SFR-深度研究:迈向自主推理单智能体的高效强化学习
SFR-DeepResearch: Towards Effective Reinforcement Learning for Autonomously Reasoning Single Agents
September 8, 2025
作者: Xuan-Phi Nguyen, Shrey Pandit, Revanth Gangi Reddy, Austin Xu, Silvio Savarese, Caiming Xiong, Shafiq Joty
cs.AI
摘要
为大型语言模型(LLMs)配备复杂的交错推理与工具使用能力,已成为智能体AI研究的一个关键焦点,尤其是在推理导向型(“思考”)模型取得最新进展的背景下。这些能力对于解锁一系列重要应用至关重要。其中一项应用便是深度研究(DR),它要求对众多来源进行广泛的搜索与推理。本文的工作聚焦于开发具备最小化网络爬取与Python工具集成的原生自主单智能体模型,以应对DR任务。与多智能体系统中智能体承担预设角色、在静态工作流程中按部就班执行指令不同,自主单智能体能够根据上下文动态决定其下一步行动,无需人工指导。尽管先前的研究已提出了针对基础或指令调优LLMs的训练方案,我们则专注于通过持续强化学习(RL)进一步优化推理模型,以增强智能体技能的同时保持其推理能力。为此,我们提出了一种完全基于合成数据的简单RL方案,并将其应用于多种开源LLMs。我们最佳变体SFR-DR-20B在“人类终极考试”基准测试中取得了高达28.7%的成绩。此外,我们还进行了关键分析实验,以深入理解我们的方法论。
English
Equipping large language models (LLMs) with complex, interleaved reasoning
and tool-use capabilities has become a key focus in agentic AI research,
especially with recent advances in reasoning-oriented (``thinking'') models.
Such capabilities are key to unlocking a number of important applications. One
such application is Deep Research (DR), which requires extensive search and
reasoning over many sources. Our work in this paper focuses on the development
of native Autonomous Single-Agent models for DR featuring minimal web crawling
and Python tool integration. Unlike multi-agent systems, where agents take up
pre-defined roles and are told what to do at each step in a static workflow, an
autonomous single-agent determines its next action dynamically based on
context, without manual directive.
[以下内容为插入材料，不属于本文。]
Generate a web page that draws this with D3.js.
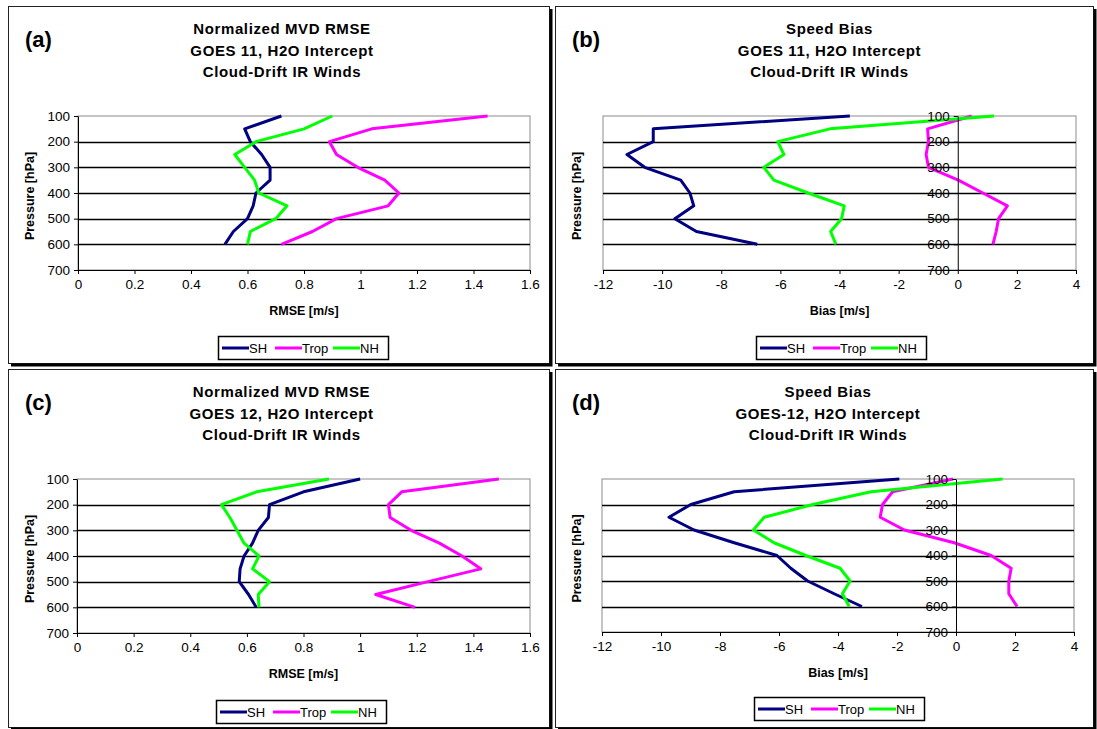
<!DOCTYPE html>
<html>
<head>
<meta charset="utf-8">
<script src="https://d3js.org/d3.v7.min.js"></script>
<style>
  body { margin: 0; background: #fff; }
  text { font-family: "Liberation Sans", Arial, sans-serif; fill: #000; }
</style>
</head>
<body>
<svg id="chart" width="1097" height="729"></svg>
<script>
// pressure levels (hPa) shared by every profile
var pressure = [100, 150, 200, 250, 300, 350, 400, 450, 500, 550, 600]
var pressureTicks = [100, 200, 300, 400, 500, 600, 700]
var gridLevels = [200, 300, 400, 500, 600]
var rmseTicks = [0, 0.2, 0.4, 0.6, 0.8, 1, 1.2, 1.4, 1.6]
var biasTicks = [-12, -10, -8, -6, -4, -2, 0, 2, 4]
var seriesNames = ["SH", "Trop", "NH"]
var seriesColors = ["#000080", "#ff00ff", "#00ff00"]

// (a) GOES 11 normalized RMSE
var rmse11SH   = [0.72, 0.59, 0.61, 0.65, 0.68, 0.68, 0.63, 0.62, 0.60, 0.55, 0.52]
var rmse11Trop = [1.45, 1.04, 0.89, 0.915, 0.99, 1.086, 1.136, 1.098, 0.915, 0.83, 0.72]
var rmse11NH   = [0.90, 0.80, 0.63, 0.555, 0.59, 0.625, 0.64, 0.74, 0.70, 0.61, 0.60]
// (b) GOES 11 speed bias
var bias11SH   = [-3.65, -10.3, -10.3, -11.19, -10.59, -9.37, -9.06, -8.93, -9.57, -8.84, -6.78]
var bias11Trop = [0.47, -1.02, -0.99, -1.07, -0.99, 0.02, 0.85, 1.68, 1.38, 1.30, 1.19]
var bias11NH   = [1.23, -4.32, -6.09, -5.88, -6.56, -6.22, -5.06, -3.84, -3.93, -4.30, -4.12]
// (c) GOES 12 normalized RMSE
var rmse12SH   = [1.0, 0.80, 0.68, 0.676, 0.64, 0.62, 0.59, 0.576, 0.573, 0.606, 0.633]
var rmse12Trop = [1.49, 1.147, 1.10, 1.106, 1.18, 1.28, 1.36, 1.426, 1.24, 1.055, 1.194]
var rmse12NH   = [0.89, 0.635, 0.51, 0.54, 0.565, 0.59, 0.643, 0.62, 0.68, 0.64, 0.643]
// (d) GOES 12 speed bias
var bias12SH   = [-1.92, -7.52, -8.99, -9.73, -8.88, -7.52, -6.07, -5.60, -5.03, -4.13, -3.19]
var bias12Trop = [-0.1, -2.15, -2.49, -2.57, -1.75, -0.06, 1.19, 1.87, 1.79, 1.79, 2.07]
var bias12NH   = [1.58, -2.88, -4.85, -6.50, -6.87, -6.17, -5.09, -3.93, -3.59, -3.85, -3.62]

var panels = [
  {tag: "(a)", box: [8, 6, 549, 363], plot: [78, 530, 116, 270], legend: [218, 336],
   titles: ["Normalized MVD RMSE", "GOES 11, H2O Intercept", "Cloud-Drift IR Winds"],
   xTitle: "RMSE [m/s]", domain: [0, 1.6], ticks: rmseTicks, zeroAxis: false,
   series: [rmse11SH, rmse11Trop, rmse11NH]},
  {tag: "(b)", box: [555, 6, 1093, 363], plot: [603, 1076, 116, 270], legend: [756, 336],
   titles: ["Speed Bias", "GOES 11, H2O Intercept", "Cloud-Drift IR Winds"],
   xTitle: "Bias [m/s]", domain: [-12, 4], ticks: biasTicks, zeroAxis: true,
   series: [bias11SH, bias11Trop, bias11NH]},
  {tag: "(c)", box: [8, 369, 549, 727], plot: [77, 530, 479, 633], legend: [216, 700],
   titles: ["Normalized MVD RMSE", "GOES 12, H2O Intercept", "Cloud-Drift IR Winds"],
   xTitle: "RMSE [m/s]", domain: [0, 1.6], ticks: rmseTicks, zeroAxis: false,
   series: [rmse12SH, rmse12Trop, rmse12NH]},
  {tag: "(d)", box: [555, 369, 1093, 727], plot: [602, 1074, 479, 632], legend: [754, 697],
   titles: ["Speed Bias", "GOES-12, H2O Intercept", "Cloud-Drift IR Winds"],
   xTitle: "Bias [m/s]", domain: [-12, 4], ticks: biasTicks, zeroAxis: true,
   series: [bias12SH, bias12Trop, bias12NH]}
]

var svg = d3.select("#chart")
svg.append("rect").attr("width", 1097).attr("height", 729).attr("fill", "#fff")

panels.forEach(function (p) {
  var g = svg.append("g")
  var bx0 = p.box[0], by0 = p.box[1], bx1 = p.box[2], by1 = p.box[3]

  // chart area frame with shadow
  g.append("rect").attr("x", bx0 + 0.5).attr("y", by0 + 0.5)
    .attr("width", bx1 - bx0).attr("height", by1 - by0)
    .attr("fill", "#fff").attr("stroke", "#222").attr("stroke-width", 1)
  g.append("path")
    .attr("d", "M" + (bx1 + 2) + "," + (by0 + 3) + "V" + (by1 + 2) + "H" + (bx0 + 3))
    .attr("fill", "none").attr("stroke", "#000").attr("stroke-width", 3)

  var l = p.plot[0], r = p.plot[1], t = p.plot[2], b = p.plot[3]
  var x = d3.scaleLinear().domain(p.domain).range([l, r])
  var y = d3.scaleLinear().domain([100, 700]).range([t, b])

  // plot area border and grid
  g.append("rect").attr("x", l).attr("y", t).attr("width", r - l).attr("height", b - t)
    .attr("fill", "#fff").attr("stroke", "#8c8c8c").attr("stroke-width", 1)
  g.selectAll(".grid").data(gridLevels).enter().append("line")
    .attr("x1", l).attr("x2", r)
    .attr("y1", function (d) { return Math.round(y(d)) + 0.5 })
    .attr("y2", function (d) { return Math.round(y(d)) + 0.5 })
    .attr("stroke", "#000").attr("stroke-width", 1.3)

  // x axis
  var xAxis = d3.axisBottom(x).tickValues(p.ticks).tickSize(4).tickSizeOuter(0)
    .tickPadding(5).tickFormat(function (d) { return String(d) })
  var xg = g.append("g").attr("transform", "translate(0," + b + ")").call(xAxis)
  xg.selectAll("text").style("font-size", "13.5px")

  // profiles
  var line = d3.line()
    .x(function (d) { return x(d[0]) })
    .y(function (d) { return y(d[1]) })
  p.series.forEach(function (vals, i) {
    g.append("path")
      .datum(vals.map(function (v, k) { return [v, pressure[k]] }))
      .attr("d", line)
      .attr("fill", "none")
      .attr("stroke", seriesColors[i])
      .attr("stroke-width", 3)
      .attr("stroke-linejoin", "round")
  })

  // y axis (at zero for bias panels)
  var ax = p.zeroAxis ? x(0) : l
  var yAxis = d3.axisLeft(y).tickValues(pressureTicks).tickSize(4).tickSizeOuter(0).tickPadding(4)
  var yg = g.append("g").attr("transform", "translate(" + ax + ",0)").call(yAxis)
  yg.selectAll("text").style("font-size", "13.5px")
  yg.select(".domain").attr("stroke", "#000")

  // titles
  var cx = (l + r) / 2
  var tcx = p.zeroAxis ? cx - 10 : cx - 22
  g.selectAll(".title").data(p.titles).enter().append("text")
    .attr("x", tcx)
    .attr("y", function (d, i) { return by0 + 28 + i * 21.5 })
    .attr("text-anchor", "middle")
    .style("font-size", "15px").style("font-weight", "bold").style("letter-spacing", "0.6px")
    .text(function (d) { return d })
  g.append("text").attr("x", bx0 + 17).attr("y", by0 + 41)
    .style("font-size", "22px").style("font-weight", "bold").text(p.tag)

  // axis titles
  g.append("text").attr("x", cx).attr("y", b + 45).attr("text-anchor", "middle")
    .style("font-size", "12.5px").style("font-weight", "bold").text(p.xTitle)
  g.append("text")
    .attr("transform", "translate(" + (bx0 + 26) + "," + ((t + b) / 2 + 3) + ") rotate(-90)")
    .attr("text-anchor", "middle")
    .style("font-size", "12.5px").style("font-weight", "bold").text("Pressure [hPa]")

  // legend
  var lx = p.legend[0], ly = p.legend[1]
  var lg = g.append("g").attr("transform", "translate(" + lx + "," + ly + ")")
  lg.append("rect").attr("x", 0.5).attr("y", 0.5).attr("width", 170).attr("height", 23)
    .attr("fill", "#fff").attr("stroke", "#000").attr("stroke-width", 1.5)
  var offs = [4, 57, 115]
  seriesNames.forEach(function (name, i) {
    lg.append("line").attr("x1", offs[i]).attr("x2", offs[i] + 27)
      .attr("y1", 12).attr("y2", 12)
      .attr("stroke", seriesColors[i]).attr("stroke-width", 3)
    lg.append("text").attr("x", offs[i] + 27).attr("y", 17)
      .style("font-size", "13px").text(name)
  })
})
</script>
</body>
</html>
While prior work has proposed training
recipes for base or instruction-tuned LLMs, we focus on continual reinforcement
learning (RL) of reasoning-optimized models to further enhance agentic skills
while preserving reasoning ability. Towards this end, we propose a simple RL
recipe with entirely synthetic data, which we apply to various open-source
LLMs. Our best variant SFR-DR-20B achieves up to 28.7% on Humanity's Last Exam
benchmark. In addition, we conduct key analysis experiments to provide more
insights into our methodologies.